§ Set problem: Please find all lines in the data that hold the string "this" and copy them.

§ Recorded data:
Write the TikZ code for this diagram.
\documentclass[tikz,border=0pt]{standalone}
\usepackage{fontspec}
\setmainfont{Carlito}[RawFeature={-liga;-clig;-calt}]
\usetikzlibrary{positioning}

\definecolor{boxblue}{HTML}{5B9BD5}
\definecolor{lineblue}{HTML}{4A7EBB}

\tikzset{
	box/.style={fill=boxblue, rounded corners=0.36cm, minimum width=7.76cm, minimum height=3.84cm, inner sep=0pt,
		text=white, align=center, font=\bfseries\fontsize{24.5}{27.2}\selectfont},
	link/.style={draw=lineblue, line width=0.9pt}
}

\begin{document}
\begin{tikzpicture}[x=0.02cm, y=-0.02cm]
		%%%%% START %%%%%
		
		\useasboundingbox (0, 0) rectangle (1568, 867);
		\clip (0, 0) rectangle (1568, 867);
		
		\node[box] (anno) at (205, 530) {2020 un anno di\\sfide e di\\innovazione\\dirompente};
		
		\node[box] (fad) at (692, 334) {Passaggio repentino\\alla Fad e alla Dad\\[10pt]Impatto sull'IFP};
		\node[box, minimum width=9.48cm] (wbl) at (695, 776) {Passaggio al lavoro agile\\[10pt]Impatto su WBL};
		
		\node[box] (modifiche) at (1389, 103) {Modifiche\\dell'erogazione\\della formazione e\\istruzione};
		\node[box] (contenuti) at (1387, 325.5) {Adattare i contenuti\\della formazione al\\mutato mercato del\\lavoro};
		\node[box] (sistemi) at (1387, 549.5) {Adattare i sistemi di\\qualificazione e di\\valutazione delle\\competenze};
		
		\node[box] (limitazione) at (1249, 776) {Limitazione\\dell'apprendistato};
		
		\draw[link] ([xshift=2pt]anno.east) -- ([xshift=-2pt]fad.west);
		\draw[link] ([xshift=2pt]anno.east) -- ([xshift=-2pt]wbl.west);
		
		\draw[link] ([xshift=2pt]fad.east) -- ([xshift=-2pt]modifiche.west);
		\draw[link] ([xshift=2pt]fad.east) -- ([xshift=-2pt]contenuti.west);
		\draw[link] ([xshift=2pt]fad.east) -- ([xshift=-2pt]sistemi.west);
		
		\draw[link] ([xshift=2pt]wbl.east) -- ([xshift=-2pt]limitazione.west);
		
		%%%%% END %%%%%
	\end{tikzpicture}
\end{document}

---

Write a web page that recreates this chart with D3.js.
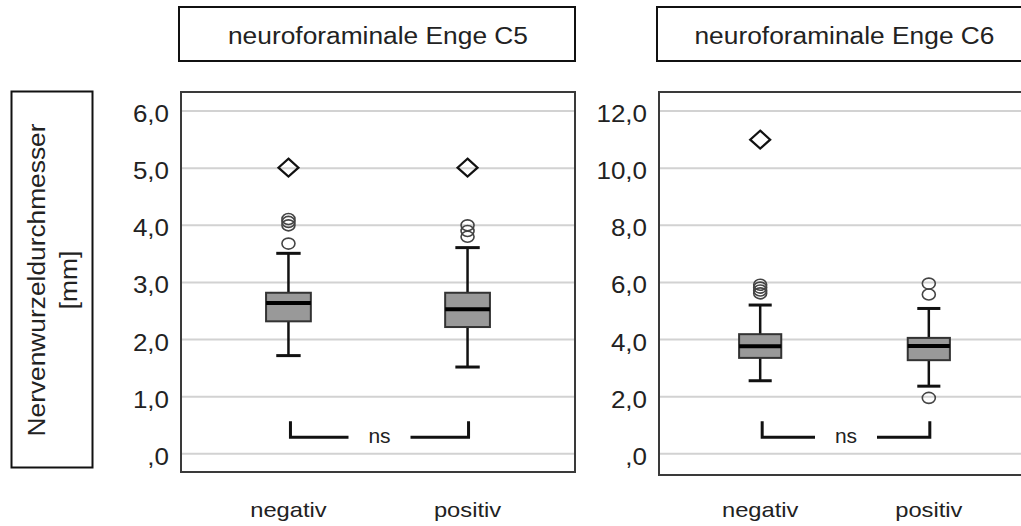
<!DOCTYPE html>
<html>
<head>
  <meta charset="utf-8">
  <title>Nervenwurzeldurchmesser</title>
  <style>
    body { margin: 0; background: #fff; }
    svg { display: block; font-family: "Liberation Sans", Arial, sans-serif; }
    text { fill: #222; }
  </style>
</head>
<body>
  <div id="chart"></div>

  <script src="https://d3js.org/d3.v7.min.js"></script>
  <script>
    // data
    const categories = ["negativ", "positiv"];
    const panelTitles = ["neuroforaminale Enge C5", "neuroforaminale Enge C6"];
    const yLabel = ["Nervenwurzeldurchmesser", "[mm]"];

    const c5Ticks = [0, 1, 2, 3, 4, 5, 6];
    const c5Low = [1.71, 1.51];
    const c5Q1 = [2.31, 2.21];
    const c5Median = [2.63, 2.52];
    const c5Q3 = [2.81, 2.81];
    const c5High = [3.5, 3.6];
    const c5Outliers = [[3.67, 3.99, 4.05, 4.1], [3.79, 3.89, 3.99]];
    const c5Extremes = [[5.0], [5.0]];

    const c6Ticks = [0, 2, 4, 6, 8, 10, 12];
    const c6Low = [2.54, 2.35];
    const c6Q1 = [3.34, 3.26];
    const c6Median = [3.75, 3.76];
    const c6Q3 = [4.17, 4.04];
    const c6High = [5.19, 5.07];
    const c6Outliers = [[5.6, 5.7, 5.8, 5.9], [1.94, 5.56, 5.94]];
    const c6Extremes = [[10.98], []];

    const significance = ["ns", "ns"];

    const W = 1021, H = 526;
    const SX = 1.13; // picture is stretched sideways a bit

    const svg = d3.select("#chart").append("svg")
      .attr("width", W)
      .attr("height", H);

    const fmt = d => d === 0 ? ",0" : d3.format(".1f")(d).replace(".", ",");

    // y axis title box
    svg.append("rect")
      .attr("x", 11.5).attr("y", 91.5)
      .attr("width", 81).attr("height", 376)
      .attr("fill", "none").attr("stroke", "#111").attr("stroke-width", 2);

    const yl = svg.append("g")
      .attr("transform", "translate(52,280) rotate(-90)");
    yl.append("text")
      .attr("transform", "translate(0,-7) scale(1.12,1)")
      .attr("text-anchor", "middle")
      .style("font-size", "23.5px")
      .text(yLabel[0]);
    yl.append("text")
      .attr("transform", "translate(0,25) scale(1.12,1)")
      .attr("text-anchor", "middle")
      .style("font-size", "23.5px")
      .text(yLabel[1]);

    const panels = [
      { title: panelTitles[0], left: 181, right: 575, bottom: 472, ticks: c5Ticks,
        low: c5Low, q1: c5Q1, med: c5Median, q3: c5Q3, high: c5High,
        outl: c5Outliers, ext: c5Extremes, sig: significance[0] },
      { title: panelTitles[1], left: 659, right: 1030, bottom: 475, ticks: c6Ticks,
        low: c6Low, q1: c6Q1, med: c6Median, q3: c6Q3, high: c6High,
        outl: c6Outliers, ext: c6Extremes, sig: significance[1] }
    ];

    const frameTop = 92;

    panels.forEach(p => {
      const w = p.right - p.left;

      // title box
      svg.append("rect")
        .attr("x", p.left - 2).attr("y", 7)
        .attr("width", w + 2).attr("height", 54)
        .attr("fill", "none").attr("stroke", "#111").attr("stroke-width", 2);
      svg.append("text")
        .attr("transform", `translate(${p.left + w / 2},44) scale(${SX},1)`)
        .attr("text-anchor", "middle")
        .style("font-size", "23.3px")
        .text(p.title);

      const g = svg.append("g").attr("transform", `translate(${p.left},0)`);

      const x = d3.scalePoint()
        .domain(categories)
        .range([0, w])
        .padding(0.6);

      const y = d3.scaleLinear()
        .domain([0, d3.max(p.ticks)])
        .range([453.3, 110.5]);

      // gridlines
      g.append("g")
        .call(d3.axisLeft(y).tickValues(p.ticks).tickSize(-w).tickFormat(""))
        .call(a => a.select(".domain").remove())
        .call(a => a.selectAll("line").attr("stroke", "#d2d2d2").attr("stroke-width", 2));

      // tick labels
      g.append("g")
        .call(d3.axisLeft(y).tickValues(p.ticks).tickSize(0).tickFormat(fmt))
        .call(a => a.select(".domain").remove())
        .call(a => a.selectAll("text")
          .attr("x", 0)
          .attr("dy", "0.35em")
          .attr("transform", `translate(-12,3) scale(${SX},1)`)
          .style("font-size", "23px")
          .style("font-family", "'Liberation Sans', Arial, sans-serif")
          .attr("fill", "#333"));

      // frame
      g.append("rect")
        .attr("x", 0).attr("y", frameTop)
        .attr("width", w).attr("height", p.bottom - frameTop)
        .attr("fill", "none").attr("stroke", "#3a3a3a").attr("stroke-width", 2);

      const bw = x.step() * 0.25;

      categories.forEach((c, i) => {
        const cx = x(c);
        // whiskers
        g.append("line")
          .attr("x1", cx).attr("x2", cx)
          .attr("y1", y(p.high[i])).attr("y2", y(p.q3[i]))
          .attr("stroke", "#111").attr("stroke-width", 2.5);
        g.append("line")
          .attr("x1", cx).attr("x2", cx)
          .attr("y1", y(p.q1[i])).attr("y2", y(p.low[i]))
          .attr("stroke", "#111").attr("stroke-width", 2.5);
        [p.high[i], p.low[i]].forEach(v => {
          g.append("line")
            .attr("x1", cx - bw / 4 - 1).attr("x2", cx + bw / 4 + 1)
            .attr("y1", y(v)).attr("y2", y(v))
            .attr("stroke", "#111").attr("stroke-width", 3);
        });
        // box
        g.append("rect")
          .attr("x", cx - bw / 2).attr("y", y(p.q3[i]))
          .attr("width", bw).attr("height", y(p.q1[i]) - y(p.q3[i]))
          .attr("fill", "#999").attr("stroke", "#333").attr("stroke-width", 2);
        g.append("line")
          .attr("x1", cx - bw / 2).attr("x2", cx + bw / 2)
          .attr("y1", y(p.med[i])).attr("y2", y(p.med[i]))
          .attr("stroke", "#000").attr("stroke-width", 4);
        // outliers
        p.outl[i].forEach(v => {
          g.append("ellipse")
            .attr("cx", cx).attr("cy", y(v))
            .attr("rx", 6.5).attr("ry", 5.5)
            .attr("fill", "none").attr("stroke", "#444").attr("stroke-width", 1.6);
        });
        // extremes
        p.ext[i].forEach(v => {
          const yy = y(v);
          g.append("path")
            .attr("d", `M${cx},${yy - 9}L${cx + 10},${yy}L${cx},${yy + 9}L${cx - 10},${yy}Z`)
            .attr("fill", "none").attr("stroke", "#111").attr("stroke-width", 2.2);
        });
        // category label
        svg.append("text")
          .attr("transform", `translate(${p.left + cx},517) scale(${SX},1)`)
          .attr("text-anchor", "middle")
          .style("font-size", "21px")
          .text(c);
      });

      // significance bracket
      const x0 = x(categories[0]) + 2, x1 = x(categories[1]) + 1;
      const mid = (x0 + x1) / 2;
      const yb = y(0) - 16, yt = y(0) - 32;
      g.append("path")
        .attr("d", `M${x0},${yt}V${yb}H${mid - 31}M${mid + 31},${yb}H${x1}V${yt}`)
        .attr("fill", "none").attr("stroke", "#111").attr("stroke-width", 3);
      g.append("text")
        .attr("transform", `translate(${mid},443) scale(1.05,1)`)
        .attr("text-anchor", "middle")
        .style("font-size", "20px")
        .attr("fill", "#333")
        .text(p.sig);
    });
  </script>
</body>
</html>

§ Exercise result:
Write the TikZ code for this diagram.
Write a web page that recreates this chart with D3.js.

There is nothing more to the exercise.